OK, I’ve finally gone through the stash of books brought back from February’s workshop, the ones not checked out of our Lending Library, and it’s good to see our teachers are using the resources at their disposal to develop some great projects!

If you’ve found a book especially helpful, feel free to review it, either on Amazon or on Barnes & Noble. If you send me your review link (or e-mail your review), I’ll share it with other Discovering Place participants on our blog, even if it’s only a sentence.
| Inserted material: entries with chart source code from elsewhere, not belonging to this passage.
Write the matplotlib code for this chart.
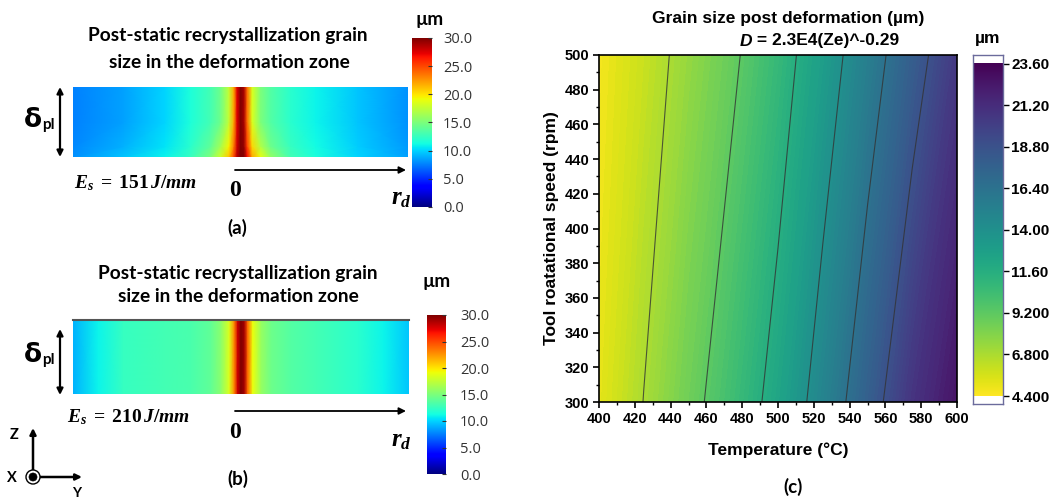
import numpy as np
import matplotlib
matplotlib.use("Agg")
import matplotlib.pyplot as plt
from matplotlib.patches import FancyArrowPatch, Circle
from matplotlib.transforms import IdentityTransform
from matplotlib.ticker import MultipleLocator

# ---------------- data ----------------
# panel (a): grain size (um) across the deformation zone, E_s = 151 J/mm
r_pos_a = [-1.0, -0.7, -0.45, -0.3, -0.18, -0.12, -0.07, -0.04, -0.02, 0.0,
           0.02, 0.04, 0.07, 0.12, 0.18, 0.3, 0.45, 0.7, 1.0]
z_pos_a = [0.0, 0.15, 0.5, 1.0]
size_a = [
    [8.0, 9.5, 11.0, 12.5, 15.0, 18.0, 21.0, 25.0, 28.5, 30.0, 30.0, 27.0, 22.0, 19.0, 16.0, 13.0, 11.5, 10.0, 8.5],
    [7.8, 9.0, 10.5, 12.0, 14.0, 16.5, 19.5, 23.5, 28.0, 30.0, 29.5, 25.5, 20.5, 17.0, 14.5, 12.5, 11.2, 9.8, 8.3],
    [7.5, 8.5, 10.0, 11.5, 13.0, 14.5, 17.5, 22.0, 27.5, 30.0, 29.0, 24.0, 18.5, 15.0, 13.5, 12.0, 11.0, 9.5, 8.0],
    [7.5, 8.5, 10.0, 11.5, 13.0, 14.5, 17.5, 22.0, 27.5, 30.0, 29.0, 24.0, 18.5, 15.0, 13.5, 12.0, 11.0, 9.5, 8.0],
]

# panel (b): grain size (um) across the deformation zone, E_s = 210 J/mm
r_pos_b = [-1.0, -0.85, -0.7, -0.45, -0.3, -0.18, -0.12, -0.07, -0.04, -0.02, 0.0,
           0.02, 0.04, 0.07, 0.12, 0.18, 0.3, 0.45, 0.7, 0.85, 1.0]
size_b = [9.0, 11.0, 12.5, 13.0, 13.2, 14.0, 15.5, 18.5, 23.0, 28.0, 30.0,
          29.0, 24.0, 19.0, 16.0, 14.5, 13.5, 13.0, 12.0, 11.0, 9.5]

ticks_ab = [0, 5, 10, 15, 20, 25, 30]
ticklabels_ab = ["0.0", "5.0", "10.0", "15.0", "20.0", "25.0", "30.0"]

# panel (c): grain size post deformation vs temperature and rotational speed
temp_c = [400, 425, 450, 475, 500, 525, 550, 575, 600]
rpm_c = [300, 500]
size_c = [
    [5.1, 6.83, 8.58, 10.34, 12.31, 14.94, 17.77, 20.7, 22.6],
    [4.7, 5.96, 7.43, 8.92, 10.71, 12.87, 15.35, 17.88, 20.4],
]
levels_c = [6.8, 9.2, 11.6, 14.0, 16.4, 18.8]
cbar_ticks_c = [4.4, 6.8, 9.2, 11.6, 14.0, 16.4, 18.8, 21.2, 23.6]
cbar_labels_c = ["4.400", "6.800", "9.200", "11.60", "14.00", "16.40", "18.80", "21.20", "23.60"]

# ---------------- style ----------------
plt.rcParams["font.family"] = ["Liberation Sans", "DejaVu Sans"]
plt.rcParams["font.weight"] = "bold"
plt.rcParams["mathtext.fontset"] = "custom"
plt.rcParams["mathtext.it"] = "Liberation Serif:italic:bold"
plt.rcParams["mathtext.rm"] = "Liberation Serif:bold"
plt.rcParams["mathtext.bf"] = "Liberation Serif:bold"

W, H = 1059, 500
fig = plt.figure(figsize=(W / 100, H / 100), dpi=100)


def box(x0, y0, x1, y1):
    return [x0 / W, 1 - y1 / H, (x1 - x0) / W, (y1 - y0) / H]


def ftext(x, y, s, **kw):
    return fig.text(x / W, 1 - y / H, s, **kw)


def farrow(x0, y0, x1, y1, style="-|>", lw=1.4, ms=10):
    a = FancyArrowPatch((x0 / W, 1 - y0 / H), (x1 / W, 1 - y1 / H),
                        transform=fig.transFigure, arrowstyle=style,
                        mutation_scale=ms, lw=lw, color="black",
                        shrinkA=0, shrinkB=0)
    fig.add_artist(a)


TITLE_FONT = ["Lato", "DejaVu Sans"]
TSIZE = 13.8


def jet_colorbar(rect, label_x_pad):
    cax = fig.add_axes(rect)
    grad = np.linspace(0, 30, 256)[:, None]
    cax.imshow(grad, origin="lower", extent=[0, 1, 0, 30], aspect="auto",
               cmap="jet", vmin=0, vmax=30)
    cax.set_xticks([])
    cax.yaxis.tick_right()
    cax.set_yticks(ticks_ab)
    cax.set_yticklabels(ticklabels_ab, fontfamily=["Open Sans", "DejaVu Sans"],
                        fontweight="normal", fontsize=10.5, color="#333333")
    cax.tick_params(axis="y", direction="in", length=3, width=0.8,
                    color="#333333", pad=label_x_pad)
    for s in cax.spines.values():
        s.set_visible(False)
    return cax


def heat_panel(rect, r, z, vals, top_line=False):
    ax = fig.add_axes(rect)
    ax.pcolormesh(r, z, vals, cmap="jet", vmin=0, vmax=30, shading="gouraud")
    ax.set_xlim(-1, 1)
    ax.set_ylim(0, 1)
    ax.axis("off")
    if top_line:
        ax.plot([-1, 1], [1, 1], color="#555555", lw=1.5, clip_on=False)
    return ax


# ---------------- panel (a) ----------------
heat_panel(box(73, 87, 408, 157), r_pos_a, z_pos_a, np.array(size_a))
jet_colorbar(box(412, 38, 432, 207), 8)
ftext(228, 36, "Post-static recrystallization grain", ha="center", va="center",
      fontsize=TSIZE, fontfamily=TITLE_FONT)
ftext(229, 62, "size in the deformation zone", ha="center", va="center",
      fontsize=TSIZE, fontfamily=TITLE_FONT)
ftext(430, 19, "µm", ha="center", va="center", fontsize=13.5, fontfamily=TITLE_FONT)
ftext(42, 120, "δ", ha="right", va="center", fontsize=19, fontfamily=["DejaVu Sans"])
ftext(42, 125, "pl", ha="left", va="center", fontsize=11, fontfamily=TITLE_FONT)
farrow(60, 87, 60, 157, style="<|-|>", lw=1.6, ms=9)
ftext(74, 183, r"$E_s\;=\;151\,J/mm$", ha="left", va="center", fontsize=14)
ftext(235.5, 190, "0", ha="center", va="center", fontsize=17,
      fontfamily=["Liberation Serif"])
farrow(235, 170, 406, 170, lw=1.3, ms=10)
ftext(401, 198, r"$r_d$", ha="center", va="center", fontsize=18)
ftext(237, 228, "(a)", ha="center", va="center", fontsize=13.5, fontfamily=TITLE_FONT)

# ---------------- panel (b) ----------------
heat_panel(box(73, 320, 409, 394), r_pos_b, [0.0, 1.0],
           np.array([size_b, size_b]), top_line=True)
jet_colorbar(box(427, 315, 446, 474), 10)
ftext(238, 273, "Post-static recrystallization grain", ha="center", va="center",
      fontsize=TSIZE, fontfamily=TITLE_FONT)
ftext(238, 297, "size in the deformation zone", ha="center", va="center",
      fontsize=TSIZE, fontfamily=TITLE_FONT)
ftext(437, 281, "µm", ha="center", va="center", fontsize=13.5, fontfamily=TITLE_FONT)
ftext(42, 355, "δ", ha="right", va="center", fontsize=19, fontfamily=["DejaVu Sans"])
ftext(42, 360, "pl", ha="left", va="center", fontsize=11, fontfamily=TITLE_FONT)
farrow(60, 329, 60, 395, style="<|-|>", lw=1.6, ms=9)
ftext(67, 417, r"$E_s\;=\;210\,J/mm$", ha="left", va="center", fontsize=14)
ftext(235, 432, "0", ha="center", va="center", fontsize=17,
      fontfamily=["Liberation Serif"])
farrow(235, 411, 406, 411, lw=1.3, ms=10)
ftext(401, 440, r"$r_d$", ha="center", va="center", fontsize=18)
ftext(238, 479, "(b)", ha="center", va="center", fontsize=13.5, fontfamily=TITLE_FONT)

# coordinate triad
farrow(33, 477, 33, 428, lw=1.8, ms=9)
farrow(33, 477, 82, 477, lw=1.8, ms=9)
fig.add_artist(Circle((33, H - 477), 7, transform=IdentityTransform(),
                      facecolor="white", edgecolor="black", lw=1.0))
fig.add_artist(Circle((33, H - 477), 4, transform=IdentityTransform(),
                      facecolor="black", edgecolor="black", lw=0.5))
ftext(14, 435, "Z", ha="center", va="center", fontsize=10.5, fontfamily=TITLE_FONT)
ftext(12, 478, "X", ha="center", va="center", fontsize=10.5, fontfamily=TITLE_FONT)
ftext(77, 499, "Y", ha="center", va="bottom", fontsize=10, fontfamily=TITLE_FONT)

# ---------------- panel (c) ----------------
axc = fig.add_axes(box(599, 55, 957, 402))
T, R = np.meshgrid(temp_c, rpm_c)
D = np.array(size_c)
axc.contourf(T, R, D, levels=np.linspace(4.4, 23.6, 97), cmap="viridis_r",
             extend="both")
axc.contour(T, R, D, levels=levels_c, colors="#333333", linewidths=0.8, alpha=0.8)
axc.set_xlim(400, 600)
axc.set_ylim(300, 500)
axc.set_xticks(range(400, 601, 20))
axc.set_yticks(range(300, 501, 20))
axc.xaxis.set_minor_locator(MultipleLocator(10))
axc.yaxis.set_minor_locator(MultipleLocator(10))
axc.tick_params(which="major", direction="out", length=4, width=1.2, labelsize=10.5, pad=3)
axc.tick_params(which="minor", direction="out", length=2.5, width=1.0)
for lab in axc.get_xticklabels() + axc.get_yticklabels():
    lab.set_fontweight("bold")
for s in axc.spines.values():
    s.set_linewidth(1.2)
axc.set_xlabel("Temperature (°C)", fontsize=12.5, fontweight="bold", labelpad=12)
axc.set_ylabel("Tool roatational speed (rpm)", fontsize=12.5, fontweight="bold",
               labelpad=4)

ftext(788, 18, "Grain size post deformation (µm)", ha="center", va="center",
      fontsize=12.5)
ftext(752, 41, "D", ha="right", va="center", fontsize=12.5, fontstyle="italic")
ftext(752, 41, " = 2.3E4(Ze)^-0.29", ha="left", va="center", fontsize=12.5)
ftext(988, 39, "µm", ha="center", va="center", fontsize=12.5)
ftext(793, 487, "(c)", ha="center", va="center", fontsize=13.5, fontfamily=TITLE_FONT)

# colorbar (c)
cax = fig.add_axes(box(973, 55, 1003, 404))
grad = np.linspace(4.4, 23.6, 256)[:, None]
cax.imshow(grad, origin="lower", extent=[0, 1, 4.4, 23.6], aspect="auto",
           cmap="viridis_r", vmin=4.4, vmax=23.6)
cax.set_xlim(0, 1)
cax.set_ylim(3.94, 24.1)
cax.set_xticks([])
cax.yaxis.tick_right()
cax.set_yticks(cbar_ticks_c)
cax.set_yticklabels(cbar_labels_c, fontsize=11, fontweight="bold")
cax.tick_params(axis="y", direction="out", length=4, width=1.0, pad=2)
for s in cax.spines.values():
    s.set_edgecolor("#6b6b9c")
    s.set_linewidth(1.0)

fig.savefig("out.png", dpi=100)
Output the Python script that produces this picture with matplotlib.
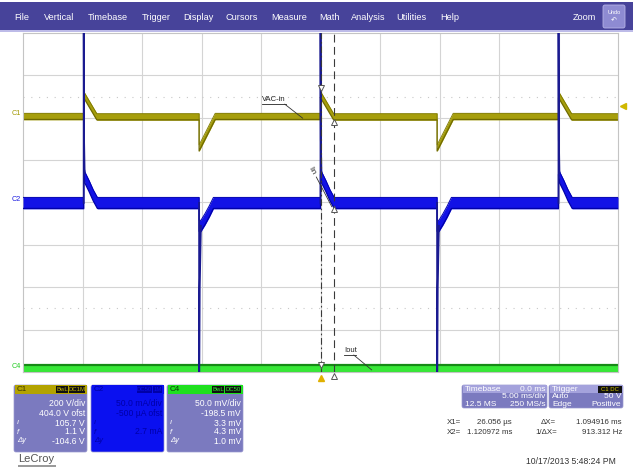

To help you plan ahead, here are some books we’ll be bringing to the next workshop. Just shoot me an e-mail if you want to check out books;  I’ll set them aside for you. I’m linking these, when possible, to book reviews.

– Elizabeth

  • The Growing Classroom, by Roberta Jaffe and Gary Appel. This book’s copyright date is 1990, but there are lots of good lessons (which appear intended for younger students), ranging from observation to amino acids to responsible consumerism, which were uncovered by scouring the country for the best of the best in garden-based science. Could be helpful for garden projects.
  • Teaching Green, The High School Years, Hands-On Learning in Grades 9-12, by Tim Grant and Gail Littlejohn. Published in 2009, this book lacks reader reviews but has lots to offer. The 8-step process to creating environmental projects (pages 12 – 17) will be beneficial to teachers as they begin expanding on, and narrowing down, the ideas currently being developed. Along with inspirational and educational sections (Discovering Lake Management, Carbon Cycle, Science on the River, Measuring your School’s Ecological Footprint, etc.), the book contains an especially helpful section: Making Interdisciplinary Connections.  Note: Our library also has elementary and middle school versions of this book.
  • The Great Neighborhood Book, A Do-it-Yourself Guide to Placemaking, by Jay Walljasper. Remember Matthew Washington, the amazing New York speaker from our December dinner? One of Matthew’s passion is something called placemaking, which focuses on creating places where people want to gather. We love the garden and environmental projects that teachers are planning, but one of our aims is for our projects to benefit the community. This is an easy read, full of inspiration to help you build elements into your project to elevate it to something really special.
  • From Seeds to Stories, the Community Garden Storytelling Project of Flint, by the Flint Urban Gardening and Land Use Corporation Prevention Research Center of Michigan. It’s helpful to know what others have done. It’s wonderful to see local photos. And it’s heartwarming to learn how these efforts have been transformational for people involved. I especially love the story of two young ladies involved in  the East Bishop/East Flint Park Block Club, who were on their way to being enemies until paired in a garden workgroup. Sadly this book is now out of print, but you can borrow it from us. Click here for a more extensive description of the book.
  • Digging Deeper, Integrating Youth Gardens Into Schools & Communities, by Joseph Kiefer and Martin Kemple. This book strikes me as a very practical read for anyone planning a school garden. Chapter 1 starts with five questions to consider when starting a youth garden, Chapter 2 covers building your team and defining the type of garden based on needs, along with theme-based schedules. The book also includes garden design ideas, plans for building a composter,  advice for kickoff events, seed-starting tips, information on planting and weeding, a sample sheet to track garden data, summer activities, worm composting, recipes and activities such as dissecting flowers, making a five-senses vegetable book, and more. There’s even an advanced section on marketing specialty products to sell from the garden.
  • No Student Left Indoors: Creating a Field Guide to Your Schoolyard, by Jane Kirkland. This book completely outlines – in six easy steps – how to do a great, engaging, potentially  multidisciplinary project with your students. Not only can it be used to create an extensive inventory of your schoolyard, you can use it for a mini-project, to create a small guide booklet showing the plants you find or birds you observe. If you’re interested in including birds in your project, you’ll especially like this book, since birds are used as an example.